Eiad Rostom:
Unsupervised Clustering and Multi-Label Classification of Ticket Data
Kurzbeschreibung
Issue tracking systems have become a main tool for companies to manage and maintain reported customer issues. A ticket within an issue tracking system describes a particular problem, its state, creation date, reporter, assignee, summary and other relevant data. The process of assigning this information to the ticket is mostly manually performed. commercetools GmbH has been using an issue tracking system in the process of supporting their customers for the last couple of years resulting in unused and unexplored data. This thesis consists of two parts. The goal of the first part is to explore the data obtained from the issue tracking system. For that purpose, I used an unsupervised learning approach to cluster the textual data of the tickets and then I visualized and analysed the data using different methods to observe the development of the clusters over the last two years. The goal of the second part of the thesis, is to find out if it is possible to automate part of the supporting process at commercetools by predicting the part of the product causing the reported issue and the responsible team for it.
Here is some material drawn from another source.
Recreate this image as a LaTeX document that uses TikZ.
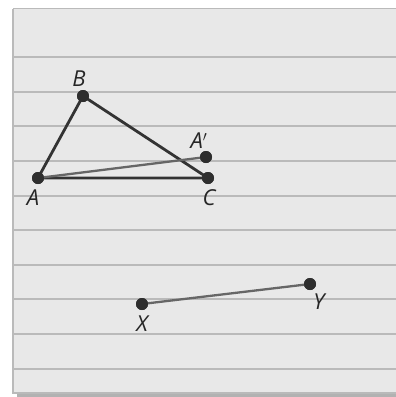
\documentclass[tikz,border=0pt]{standalone}
\usepackage{fontspec}
\setmainfont{Open Sans}
\begin{document}
\begin{tikzpicture}[x=1pt,y=-1pt,
  ruled/.style={draw=black!27,line width=1.6pt},
  dot/.style={circle,fill=black!82,inner sep=0pt,minimum size=12pt},
  side/.style={draw=black!80,line width=2.8pt},
  seg/.style={draw=black!60,line width=2.3pt},
  lbl/.style={font=\fontsize{22}{22}\selectfont\itshape,text=black!85,inner sep=0pt}]
\useasboundingbox (0,0) rectangle (396,397);
\fill[white] (0,0) rectangle (396,397);
% shadow
\fill[black!30] (17,393) rectangle (398,397);
% panel
\fill[black!9] (13,8.5) rectangle (398,393);
\draw[ruled] (13,8.5) -- (398,8.5);
\draw[ruled] (13,8.5) -- (13,393) -- (398,393);
\foreach \y in {57,92,126,161,196,230,265,299,334,369}
  \draw[ruled] (13,\y) -- (398,\y);
% points
\node[dot] (A) at (38,178) {};
\node[dot] (B) at (83,96) {};
\node[dot] (C) at (208,178) {};
\node[dot] (Ap) at (206,157) {};
\node[dot] (X) at (142,304) {};
\node[dot] (Y) at (310,284) {};
\draw[side] (A.center) -- (B.center) -- (C.center) -- cycle;
\draw[seg] (A.center) -- (Ap.center);
\draw[seg] (X.center) -- (Y.center);
\node[dot] at (A) {};
\node[dot] at (B) {};
\node[dot] at (C) {};
\node[dot] at (Ap) {};
\node[dot] at (X) {};
\node[dot] at (Y) {};
% labels
\node[lbl] (lB) at (79,79) {B};
\node[lbl] (lA) at (33,198) {A};
\node[lbl] (lAp) at (199,141) {A$'$};
\node[lbl] (lC) at (209,198) {C};
\node[lbl] (lX) at (142,324) {X};
\node[lbl] (lY) at (319,302) {Y};
\end{tikzpicture}
\end{document}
The fact that those two attributes were assigned to the ticket as labels made this problem a multi-label classification problem. To predict those labels, I trained four classifiers (i.e. k-NN classifier, decision tree classifier, logistic regression classifier and a neural network) using different multi-label classification approaches and evaluated the performance of them using the micro-average score of the recall, precision and f1 metrics. The results showed that the performance of the different classifiers was similar for most of the approaches used, with logistic regression and the neural network performing slightly better. The best performance was achieved by the neural network using a multi-label classification approach named "label powerset" resulting in an f1 score of 54%, which is a good result but unfortunately not enough to fully automate this part of the supporting process.